Vontasha, 47, told WUSA-TV that Romechia had been depressed for about three months. “[She] would never harm my grandson in any type of way,” Vontasha nevertheless insisted. “You know, I just believe she had some type of mental illness, some type of mental break that came upon her where she wasn’t able to get herself out of that situation.”

Romechia even raised a red flag two days before Ji-Aire’s death in the park, about a mile from their motel. Lee says that she called him upset on Wednesday and said that she and her mother “had some issues and that I needed to come get them right away.” But when he was able to ring the mother back a few hours later, Lee says he got radio silence.

“I called her all Wednesday night and Thursday morning,” says the father, previously scheduled to pick up Ji-Aire on Saturday morning. “She didn’t answer the phone. She stopped answering my calls. Friday morning on the way to work, her mother calls me up and says my son is gone."

What happened between Romechia’s call to Lee and the call to police (from concerned residents near the park about a woman who’d been pushing a boy on the swings for an unusually long time) remains a mystery at this point.

An autopsy has been done but Diane Richardson, a spokesperson for the Charles County Sheriff’s Office, says toxicology reports are still due. “We don’t know the cause of death,” says Richardson. “There are no obvious signs of trauma… Our detectives are working around the clock trying to put information together to answer the question as to how this child died."

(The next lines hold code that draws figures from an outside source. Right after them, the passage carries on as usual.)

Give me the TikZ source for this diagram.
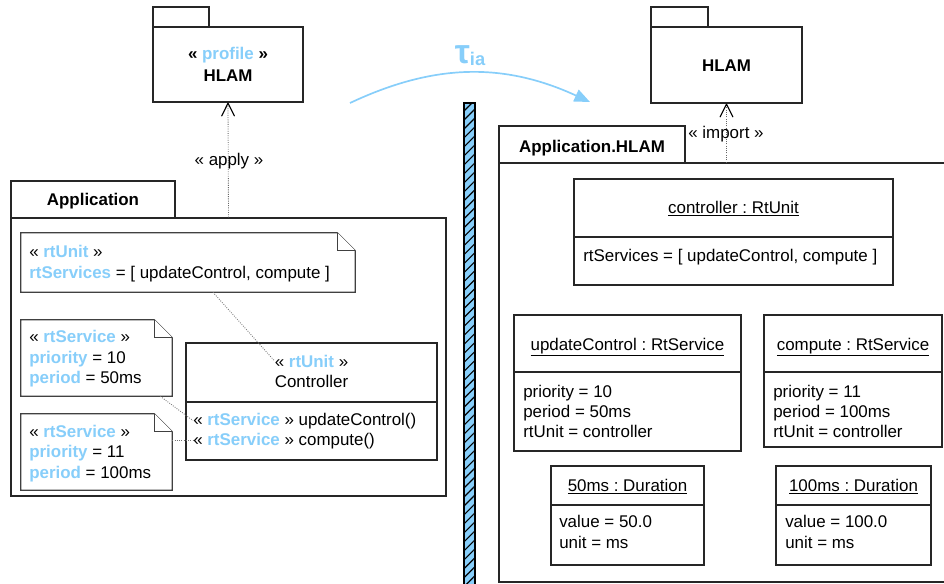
\documentclass[tikz,border=0pt]{standalone}
\usepackage{fontspec}
\setmainfont{Liberation Sans}
\usetikzlibrary{positioning, arrows.meta, fit, calc, patterns.meta}
\frenchspacing

\definecolor{skyb}{RGB}{135,206,250}
\newcommand{\kw}[1]{\textcolor{skyb}{\textbf{#1}}}
% note with folded corner around a fitted node
\newcommand{\dognote}[1]{%
  \draw[notefr] (#1.north west) -- ($(#1.north east)+(-18,0)$) -- ($(#1.north east)+(0,18)$)
    -- (#1.south east) -- (#1.south west) -- cycle;
  \draw[notefr] ($(#1.north east)+(-18,0)$) |- ($(#1.north east)+(0,18)$);}

\begin{document}
\begin{tikzpicture}[
    x=0.709pt, y=-0.709pt,
    every node/.style = {inner sep=0pt, font=\fontsize{12}{14.5}\selectfont},
    pkgbox/.style   = {draw=black!85, line width=0.9pt, fill=white},
    clsbox/.style   = {draw=black!85, line width=0.9pt, fill=white},
    divline/.style  = {draw=black!85, line width=0.9pt},
    notefr/.style   = {draw=black!75, line width=0.9pt, fill=white},
    boldtxt/.style  = {anchor=base, font=\fontsize{12}{14.5}\selectfont\bfseries},
    ctxt/.style     = {anchor=base},
    attr/.style     = {anchor=base west},
    dep/.style      = {densely dotted, draw=black!60, line width=0.6pt,
                       -{Straight Barb[length=9pt, width=9pt, line width=0.8pt, color=black, round]}},
    notelink/.style = {densely dotted, draw=black!55, line width=0.6pt},
    hatchbar/.style = {draw=black, line width=0.8pt, preaction={fill=skyb},
                       pattern={Lines[angle=45, distance=4.5pt, line width=0.8pt]}},
    taularr/.style  = {draw=skyb, line width=1.2pt, -{Triangle[length=11pt, width=9pt]}},
    taulbl/.style   = {anchor=base, text=skyb, font=\bfseries}
]
\useasboundingbox (0,0) rectangle (944,584);

% profile package
\node[pkgbox, fit={(153,7) (209,27)}] (proftab) {};
\node[pkgbox, fit={(153,27) (303,102)}] (profile) {};
\node[boldtxt] (profst) at (228,59) {« \kw{profile} »};
\node[boldtxt] (profname) at (228,81) {HLAM};

% target package
\node[pkgbox, fit={(651,7) (708,27)}] (hlamtab) {};
\node[pkgbox, fit={(651,27) (802,103)}] (hlam) {};
\node[boldtxt] (hlamname) at (726.5,71) {HLAM};

% transformation arrow
\coordinate (tauA) at (350,103);
\coordinate (tauB) at (590,102);
\draw[taularr] (tauA) to[bend left=25] (tauB);
\node[taulbl] (tau) at (470,63) {{\fontsize{24}{24}\selectfont τ}\raisebox{-2pt}{\fontsize{13}{13}\selectfont ia}};

% separator
\node[hatchbar, fit={(464,103) (475,590)}] (sep) {};

% source package
\node[pkgbox, fit={(11,181) (175,218)}] (apptab) {};
\node[pkgbox, fit={(11,218) (446,496)}] (app) {};
\node[boldtxt] (appname) at (93,205) {Application};

\draw[dep] (app.north) -- (profile.south);
\node[ctxt] (applylbl) at (229,165) {« apply »};

% notes
\node[fit={(21,233) (355,292)}] (note1) {};
\dognote{note1}
\node[attr] (n1a) at (29,257) {« \kw{rtUnit} »};
\node[attr] (n1b) at (29,278) {\kw{rtServices} = [ updateControl, compute ]};

\node[fit={(21,320) (172,396)}] (note2) {};
\dognote{note2}
\node[attr] (n2a) at (29,342) {« \kw{rtService} »};
\node[attr] (n2b) at (29,363) {\kw{priority} = 10};
\node[attr] (n2c) at (29,383) {\kw{period} = 50ms};

\node[fit={(21,414) (172,490)}] (note3) {};
\dognote{note3}
\node[attr] (n3a) at (29,437) {« \kw{rtService} »};
\node[attr] (n3b) at (29,457) {\kw{priority} = 11};
\node[attr] (n3c) at (29,478) {\kw{period} = 100ms};

% Controller class
\node[clsbox, fit={(186,343) (437,460)}] (ctrl) {};
\draw[divline] (ctrl.west |- 0,402) -- (ctrl.east |- 0,402);
\node[ctxt] (ctrlst) at (311.5,367) {« \kw{rtUnit} »};
\node[ctxt] (ctrlname) at (311.5,387) {Controller};
\node[attr] (op1) at (193,425) {« \kw{rtService} » updateControl()};
\node[attr] (op2) at (193,445) {« \kw{rtService} » compute()};

\draw[notelink] ($(note1.south)+(25,0)$) -- (ctrlst.west);
\draw[notelink] ($(note2.south east)+(-12,0)$) -- (op1.west);
\draw[notelink] (note3.east |- op2.west) -- (op2.west);

% Application.HLAM package
\node[pkgbox, fit={(499,126) (685,163)}] (ahtab) {};
\node[pkgbox, fit={(499,163) (960,582)}] (ah) {};
\node[boldtxt] (ahname) at (592,152) {Application.HLAM};

\draw[dep] (hlam.south |- ah.north) -- (hlam.south);
\node[ctxt] (importlbl) at (726,138) {« import »};

% instances
\node[clsbox, fit={(574,179) (893,285)}] (ctrlobj) {};
\draw[divline] (ctrlobj.west |- 0,237) -- (ctrlobj.east |- 0,237);
\node[ctxt] (ctrlobjname) at (733.5,213) {\underline{controller : RtUnit}};
\node[attr] (ctrlobja) at (583,261) {rtServices = [ updateControl, compute ]};

\node[clsbox, fit={(514,315) (741,451)}] (updobj) {};
\draw[divline] (updobj.west |- 0,372) -- (updobj.east |- 0,372);
\node[ctxt] (updobjname) at (627.5,350) {\underline{updateControl : RtService}};
\node[attr] (updobja) at (523,397) {priority = 10};
\node[attr] (updobjb) at (523,417) {period = 50ms};
\node[attr] (updobjc) at (523,437) {rtUnit = controller};

\node[clsbox, fit={(764,315) (942,447)}] (cmpobj) {};
\draw[divline] (cmpobj.west |- 0,372) -- (cmpobj.east |- 0,372);
\node[ctxt] (cmpobjname) at (853,350) {\underline{compute : RtService}};
\node[attr] (cmpobja) at (773,397) {priority = 11};
\node[attr] (cmpobjb) at (773,417) {period = 100ms};
\node[attr] (cmpobjc) at (773,437) {rtUnit = controller};

\node[clsbox, fit={(551,466) (704,565)}] (d50) {};
\draw[divline] (d50.west |- 0,505) -- (d50.east |- 0,505);
\node[ctxt] (d50name) at (627.5,491) {\underline{50ms : Duration}};
\node[attr] (d50a) at (559,527) {value = 50.0};
\node[attr] (d50b) at (559,548) {unit = ms};

\node[clsbox, fit={(776,466) (931,565)}] (d100) {};
\draw[divline] (d100.west |- 0,505) -- (d100.east |- 0,505);
\node[ctxt] (d100name) at (853.5,491) {\underline{100ms : Duration}};
\node[attr] (d100a) at (785,527) {value = 100.0};
\node[attr] (d100b) at (785,548) {unit = ms};

\end{tikzpicture}
\end{document}
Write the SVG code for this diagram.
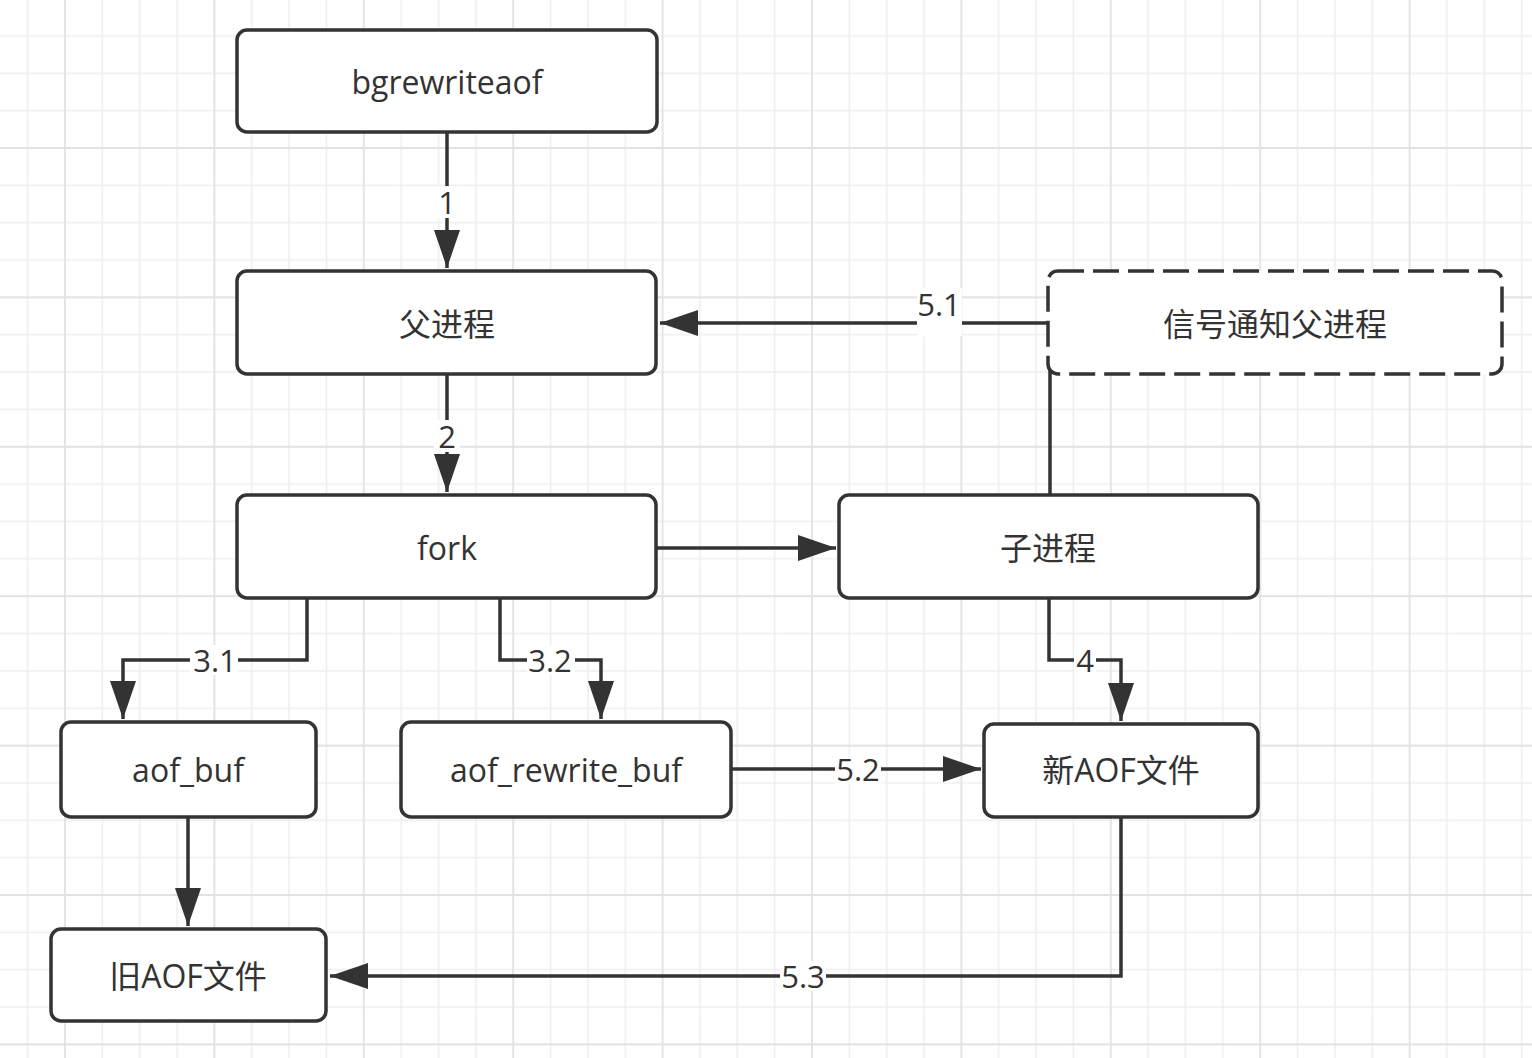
<svg xmlns="http://www.w3.org/2000/svg" width="1532" height="1058" viewBox="0 0 1532 1058">
  <style>
    .node rect { fill: #ffffff; stroke: #333333; stroke-width: 3.5; }
    .node rect.dashed { stroke-dasharray: 26 9; }
    .node text { font-family: "Open Sans", "Noto Sans CJK SC", sans-serif; font-size: 32px; fill: #333333; text-anchor: middle; dominant-baseline: central; }
    .edge { fill: none; stroke: #333333; stroke-width: 3.5; }
    .arrow { marker-end: url(#head); }
    .lbl-bg { fill: #ffffff; }
    .lbl { font-family: "Open Sans", "Noto Sans CJK SC", sans-serif; font-size: 31px; fill: #333333; text-anchor: middle; dominant-baseline: central; }
    .minor { stroke: #eeeeee; stroke-width: 1.6; }
    .major { stroke: #e2e2e2; stroke-width: 1.8; }
  </style>
  <defs>
    <pattern id="grid" x="64" y="147" width="149.4" height="149.4" patternUnits="userSpaceOnUse">
      <line class="minor" x1="38.35" y1="0" x2="38.35" y2="149.4"/>
      <line class="minor" x1="75.7" y1="0" x2="75.7" y2="149.4"/>
      <line class="minor" x1="113.05" y1="0" x2="113.05" y2="149.4"/>
      <line class="minor" x1="0" y1="38.35" x2="149.4" y2="38.35"/>
      <line class="minor" x1="0" y1="75.7" x2="149.4" y2="75.7"/>
      <line class="minor" x1="0" y1="113.05" x2="149.4" y2="113.05"/>
      <line class="major" x1="1" y1="0" x2="1" y2="149.4"/>
      <line class="major" x1="0" y1="1" x2="149.4" y2="1"/>
    </pattern>
    <marker id="head" markerUnits="userSpaceOnUse" markerWidth="40" markerHeight="28" refX="38" refY="13" orient="auto" viewBox="0 0 40 28">
      <path d="M0,0 L38,13 L0,26 Z" fill="#333333"/>
    </marker>
  </defs>

  <rect x="0" y="0" width="1532" height="1058" fill="#ffffff"/>
  <rect x="0" y="0" width="1532" height="1058" fill="url(#grid)"/>

  <g id="connectors">
    <path class="edge arrow" d="M447,132 L447,268"/>
    <path class="edge arrow" d="M447,374 L447,492"/>
    <path class="edge arrow" d="M1050,495 L1050,323 L660,323"/>
    <path class="edge arrow" d="M656,548 L836,548"/>
    <path class="edge arrow" d="M307,598 L307,660 L123,660 L123,719"/>
    <path class="edge arrow" d="M500,598 L500,660 L601,660 L601,719"/>
    <path class="edge arrow" d="M1049,598 L1049,660 L1121,660 L1121,721"/>
    <path class="edge arrow" d="M188,817 L188,926"/>
    <path class="edge arrow" d="M731,769 L981,769"/>
    <path class="edge arrow" d="M1121,817 L1121,976 L330,976"/>

    <rect class="lbl-bg" x="434" y="186" width="26" height="32"/>
    <text class="lbl" x="447" y="202">1</text>
    <rect class="lbl-bg" x="434" y="420" width="26" height="32"/>
    <text class="lbl" x="447" y="436">2</text>
    <rect class="lbl-bg" x="917" y="288" width="45" height="48"/>
    <text class="lbl" x="939" y="304">5.1</text>
    <rect class="lbl-bg" x="190" y="645" width="48" height="30"/>
    <text class="lbl" x="215" y="660">3.1</text>
    <rect class="lbl-bg" x="527" y="645" width="48" height="30"/>
    <text class="lbl" x="550" y="660">3.2</text>
    <rect class="lbl-bg" x="1074" y="645" width="22" height="30"/>
    <text class="lbl" x="1085" y="660">4</text>
    <rect class="lbl-bg" x="835" y="754" width="46" height="30"/>
    <text class="lbl" x="858" y="769">5.2</text>
    <rect class="lbl-bg" x="780" y="961" width="46" height="30"/>
    <text class="lbl" x="803" y="976">5.3</text>
  </g>

  <g id="node-bgrewriteaof" class="node">
    <rect x="237" y="30" width="420" height="102" rx="10"/>
    <text x="447" y="81">bgrewriteaof</text>
  </g>
  <g id="node-parent" class="node">
    <rect x="237" y="271" width="419" height="103" rx="10"/>
    <text x="447" y="323">父进程</text>
  </g>
  <g id="node-signal" class="node">
    <rect class="dashed" x="1048" y="271" width="454" height="103" rx="10"/>
    <text x="1275" y="323">信号通知父进程</text>
  </g>
  <g id="node-fork" class="node">
    <rect x="237" y="495" width="419" height="103" rx="10"/>
    <text x="447" y="547">fork</text>
  </g>
  <g id="node-child" class="node">
    <rect x="839" y="495" width="419" height="103" rx="10"/>
    <text x="1048" y="547">子进程</text>
  </g>
  <g id="node-aof-buf" class="node">
    <rect x="61" y="722" width="255" height="95" rx="10"/>
    <text x="188" y="769">aof_buf</text>
  </g>
  <g id="node-aof-rewrite-buf" class="node">
    <rect x="401" y="722" width="330" height="95" rx="10"/>
    <text x="566" y="769">aof_rewrite_buf</text>
  </g>
  <g id="node-new-aof" class="node">
    <rect x="984" y="724" width="274" height="93" rx="10"/>
    <text x="1121" y="769">新AOF文件</text>
  </g>
  <g id="node-old-aof" class="node">
    <rect x="51" y="929" width="275" height="92" rx="10"/>
    <text x="188" y="975">旧AOF文件</text>
  </g>
</svg>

All that’s known for sure right now is how much little Ji-Aire will be missed. “He was adored by a huge family including a brother, grandparents, aunts, uncles, and cousins,” Molly Sinclair Simms writes on the funeral service fundraising page she created for the boy she calls an “angel.” “[He] was the center of attention at social gatherings.” And he was the center of Lee’s whole world. “That’s my little man – he loved having fun just like me,” the father sobbed in his interview with NBC. “He’ll always be… That’s my little man.”